LES COLLECTIONNISTES de François Barluet. Mise en scène et scénographie Christophe Lidon avec Christelle Reboul, Christophe de Mareuil, Frédéric Imberty, Victor Bourgault.
Le marchand d’art et galeriste Paul Durand-Ruel est partagé entre l’amour qu’il ressent pour sa femme Jeanne et la passion qu’il porte à un nouveau groupe de peintres qui, selon lui, sont en train de révolutionner la peinture. Hélas, il est le seul à s’en rendre compte. Comme tout ce qui est « nouveau », la critique est aisée et si le déjà célèbre marchand parisien collectionne, il ne vend pas. Pis, il accueille chez lui Monet, Sisley, Renoir, Pissarro… bref, tous les pauvres hères qui lui échangent un tableau contre un repas et repartent avec une liasse de billets lorsque Paul craque pour l’une de leurs toiles. Jeanne est elle-même très critique face à cette nouvelle peinture qui privilégie « l’impression » et représente des nus bizarres « amas de chair à demi faisandée dont on perçoit presque l’odeur », des croûtes aux doigts non finis ! Les couleurs aussi ne correspondent pas à celles réelles des paysages qui les entourent. Voyez Pissarro : A-t-on déjà vu des arbres violets ? Jeanne est de plus en plus excédée lorsqu’elle voit Paul revenir du Havre avec une toile de Claude Monet représentant le port du Havre dont les coups de pinceaux sont censés donner « l’impression d’un reflet ». Cohabiter avec toutes ces horreurs la dépasse. Cinq enfants à nourrir, des fins de mois plus en plus difficiles et la dernière lubie de Paul qui envisage d’installer une pièce d’eau avec un pont japonais chez Monet, obligent l’épouse à un chantage : elle fera chambre à part jusqu’à ce que Paul cesse d’acheter… Une exposition organisée par les peintres eux-mêmes, chez le photographe Nadar, sans même en aviser leur marchand, le vexe profondément. Les critiques sont assassines et les huissiers commencent à pointer leur nez. Mais Jeanne aime son mari, elle a plus d’un tour dans son sac pour amener, entre autre, Monsieur Armand, le directeur du journal Le Constitutionnel, à lui acheter un nu trois fois son prix.
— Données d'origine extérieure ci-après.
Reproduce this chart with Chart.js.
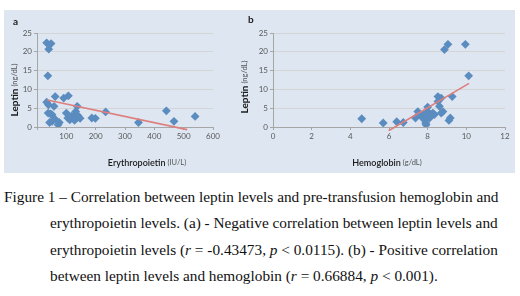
<!DOCTYPE html>
<html>
<head>
<meta charset="utf-8">
<script src="https://cdn.jsdelivr.net/npm/chart.js@4.4.0/dist/chart.umd.min.js"></script>
<style>
  body { margin: 0; background: #fff; width: 520px; height: 296px; overflow: hidden; position: relative; }
  #panels { position: absolute; left: 4px; top: 10px; width: 511px; height: 163px; background: #dde6f1; }
  #chartA { position: absolute; left: 0; top: 0; }
  #chartB { position: absolute; left: 233px; top: 0; }
  #caption { position: absolute; left: 4px; top: 184px; width: 481px; font-family: "Liberation Serif", "Times New Roman", serif; font-size: 15.3px; line-height: 26.4px; color: #111; }
  #caption div { white-space: nowrap; }
  #caption span { display: inline-block; }
  #caption .ind { margin-left: 46px; }
</style>
</head>
<body>
<div id="panels">
  <canvas id="chartA" width="233" height="163"></canvas>
  <canvas id="chartB" width="278" height="163"></canvas>
</div>
<div id="caption">
  <div data-w="481"><span>Figure 1 – Correlation between leptin levels and pre-transfusion hemoglobin and</span></div>
  <div class="ind" data-w="435"><span>erythropoietin levels. (a) - Negative correlation between leptin levels and</span></div>
  <div class="ind" data-w="435"><span>erythropoietin levels (<i>r</i> = -0.43473, <i>p</i> &lt; 0.0115). (b) - Positive correlation</span></div>
  <div class="ind"><span>between leptin levels and hemoglobin (<i>r</i> = 0.66884, <i>p</i> &lt; 0.001).</span></div>
</div>
<script>
// Panel a: erythropoietin (IU/L) vs leptin (ng/dL)
const epoX = [33, 48, 40, 37, 33, 39, 38, 46, 51, 52, 43, 58, 62, 72, 76, 91, 107, 100, 105, 112, 124, 128, 136, 132, 137, 147, 187, 199, 234, 346, 441, 467, 539, 118, 140, 60];
const epoY = [22.4, 22.2, 20.7, 13.6, 6.6, 5.9, 3.7, 3.5, 3.3, 1.5, 1.2, 5.5, 8.1, 0.6, 1.2, 7.7, 8.3, 3.7, 2.4, 1.9, 2.8, 1.8, 2.4, 4.1, 5.5, 2.3, 2.4, 2.3, 4.0, 1.2, 4.3, 1.5, 2.8, 2.9, 3.0, 2.2];
const epoTrendX = [35, 512];
const epoTrendY = [7.2, -0.7];

// Panel b: hemoglobin (g/dL) vs leptin (ng/dL)
const hbX = [4.59, 5.7, 6.4, 6.74, 7.37, 7.49, 7.66, 7.75, 7.83, 7.9, 7.92, 7.95, 8.0, 8.0, 8.1, 8.18, 8.27, 8.35, 8.53, 8.53, 8.61, 8.7, 8.79, 8.7, 8.87, 9.05, 9.1, 9.17, 9.27, 9.95, 10.12];
const hbY = [2.2, 1.06, 1.4, 1.2, 2.4, 4.1, 2.8, 3.3, 1.9, 1.06, 0.6, 2.8, 4.1, 5.3, 2.4, 3.3, 3.7, 3.3, 6.8, 8.1, 5.5, 3.7, 4.1, 7.7, 20.6, 22.0, 1.76, 2.4, 8.1, 22.0, 13.6];
const hbTrendX = [5.98, 10.14];
const hbTrendY = [-1.0, 11.6];

const leptinTicks = [0, 5, 10, 15, 20, 25];

const pointColor = '#5b8cbf';
const trendColor = '#de7f7d';
const tickColor = '#595959';
const gridColor = '#d4d4d4';
const fontFamily = 'Lato, "Open Sans", sans-serif';

// Stretch caption lines to their justified width by spreading the spaces
document.querySelectorAll('#caption div[data-w]').forEach(div => {
    const span = div.querySelector('span');
    const target = +div.dataset.w;
    const gaps = (span.textContent.match(/ /g) || []).length;
    const extra = (target - span.getBoundingClientRect().width) / gaps;
    if (extra > 0) span.style.wordSpacing = extra + 'px';
});

function toPoints(xs, ys) {
    return xs.map((x, i) => ({ x: x, y: ys[i] }));
}

// Draws panel letter and the mixed bold/regular axis titles
function titlesPlugin(letter, letterPos, yTitlePos, xTitle, xUnit, xTitlePos) {
    return {
        id: 'titles',
        afterDraw(chart) {
            const ctx = chart.ctx;
            ctx.save();
            ctx.fillStyle = '#1a1a1a';
            ctx.font = 'bold 10px ' + fontFamily;
            ctx.textBaseline = 'middle';
            ctx.textAlign = 'left';
            ctx.fillText(letter, letterPos[0], letterPos[1]);

            // y title, rotated
            const boldFont = 'bold 10px ' + fontFamily;
            const unitFont = '7.5px ' + fontFamily;
            ctx.font = boldFont;
            const w1 = ctx.measureText('Leptin').width;
            ctx.font = unitFont;
            const w2 = ctx.measureText(' (ng/dL)').width;
            ctx.translate(yTitlePos[0], yTitlePos[1]);
            ctx.rotate(-Math.PI / 2);
            let start = -(w1 + w2) / 2;
            ctx.font = boldFont;
            ctx.fillStyle = '#1a1a1a';
            ctx.fillText('Leptin', start, 0);
            ctx.font = unitFont;
            ctx.fillStyle = '#555';
            ctx.fillText(' (ng/dL)', start + w1, 0);
            ctx.setTransform(1, 0, 0, 1, 0, 0);

            // x title
            ctx.font = '600 9px ' + fontFamily;
            const w3 = ctx.measureText(xTitle).width;
            ctx.font = '7.5px ' + fontFamily;
            const w4 = ctx.measureText(' ' + xUnit).width;
            start = xTitlePos[0] - (w3 + w4) / 2;
            ctx.font = '600 9px ' + fontFamily;
            ctx.fillStyle = '#1a1a1a';
            ctx.fillText(xTitle, start, xTitlePos[1]);
            ctx.font = '7.5px ' + fontFamily;
            ctx.fillStyle = '#555';
            ctx.fillText(' ' + xUnit, start + w3, xTitlePos[1]);
            ctx.restore();
        }
    };
}

function makeChart(canvasId, points, trend, xOpts, yWidth, padding, plugin) {
    const ctx = document.getElementById(canvasId).getContext('2d');
    return new Chart(ctx, {
        type: 'scatter',
        data: {
            datasets: [{
                data: points,
                pointStyle: 'rectRot',
                pointRadius: 4.4,
                pointHoverRadius: 4.4,
                backgroundColor: pointColor,
                borderColor: pointColor,
                borderWidth: 0,
                order: 1
            }, {
                data: trend,
                showLine: true,
                pointRadius: 0,
                borderColor: trendColor,
                borderWidth: 1.6,
                clip: 4,
                order: 0
            }]
        },
        options: {
            responsive: false,
            animation: false,
            layout: { padding: padding },
            plugins: { legend: { display: false }, tooltip: { enabled: false } },
            scales: {
                x: Object.assign({
                    type: 'linear',
                    afterFit: scale => { scale.height = 14; },
                    grid: { drawOnChartArea: false, color: '#a6a6a6', tickLength: 3, tickColor: '#a6a6a6' },
                    border: { color: '#a6a6a6' }
                }, xOpts),
                y: {
                    type: 'linear',
                    min: 0,
                    max: 25,
                    afterFit: scale => { scale.width = yWidth; },
                    afterBuildTicks: scale => { scale.ticks = leptinTicks.map(v => ({ value: v })); },
                    grid: { color: gridColor, tickLength: 3, tickColor: '#a6a6a6' },
                    border: { color: '#a6a6a6' },
                    ticks: { color: tickColor, font: { size: 8, family: fontFamily }, padding: 2 }
                }
            }
        },
        plugins: [plugin]
    });
}

makeChart('chartA', toPoints(epoX, epoY), toPoints(epoTrendX, epoTrendY),
    { min: 0, max: 600, ticks: { stepSize: 100, color: tickColor, font: { size: 8, family: fontFamily }, padding: 2, maxRotation: 0, callback: v => (v === 0 ? '' : v) } },
    25, { left: 8, right: 24, top: 23, bottom: 32 },
    titlesPlugin('a', [9, 12], [11, 80], 'Erythropoietin', '(IU/L)', [143, 153]));

makeChart('chartB', toPoints(hbX, hbY), toPoints(hbTrendX, hbTrendY),
    { min: 0, max: 12, ticks: { stepSize: 2, color: tickColor, font: { size: 8, family: fontFamily }, padding: 2, maxRotation: 0 } },
    22, { left: 14, right: 10, top: 23, bottom: 32 },
    titlesPlugin('b', [11, 10], [8, 77], 'Hemoglobin', '(g/dL)', [150, 153]));
</script>
</body>
</html>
L’avenir donna raison à l’intuition de Paul. Ruiné à soixante ans, sa fortune était faite à quatre-vingt-dix ans. Il aurait rassemblé une collection de douze mille toiles dont le célèbre Port du Havre rebaptisé Impression soleil levant.
L’excellent texte de François Barleut a diablement inspiré Christophe Lidon. Une mise en scène énergique et une scénographie originale mettent parfaitement en valeur des répliques pleines d’esprit. Elles sont pain béni pour les comédiens dont le talent éclate à chaque instant. Le changement régulier des costumes rythme les scènes. Une pièce à ne pas manquer. M-P P. Petit Montparnasse 14e.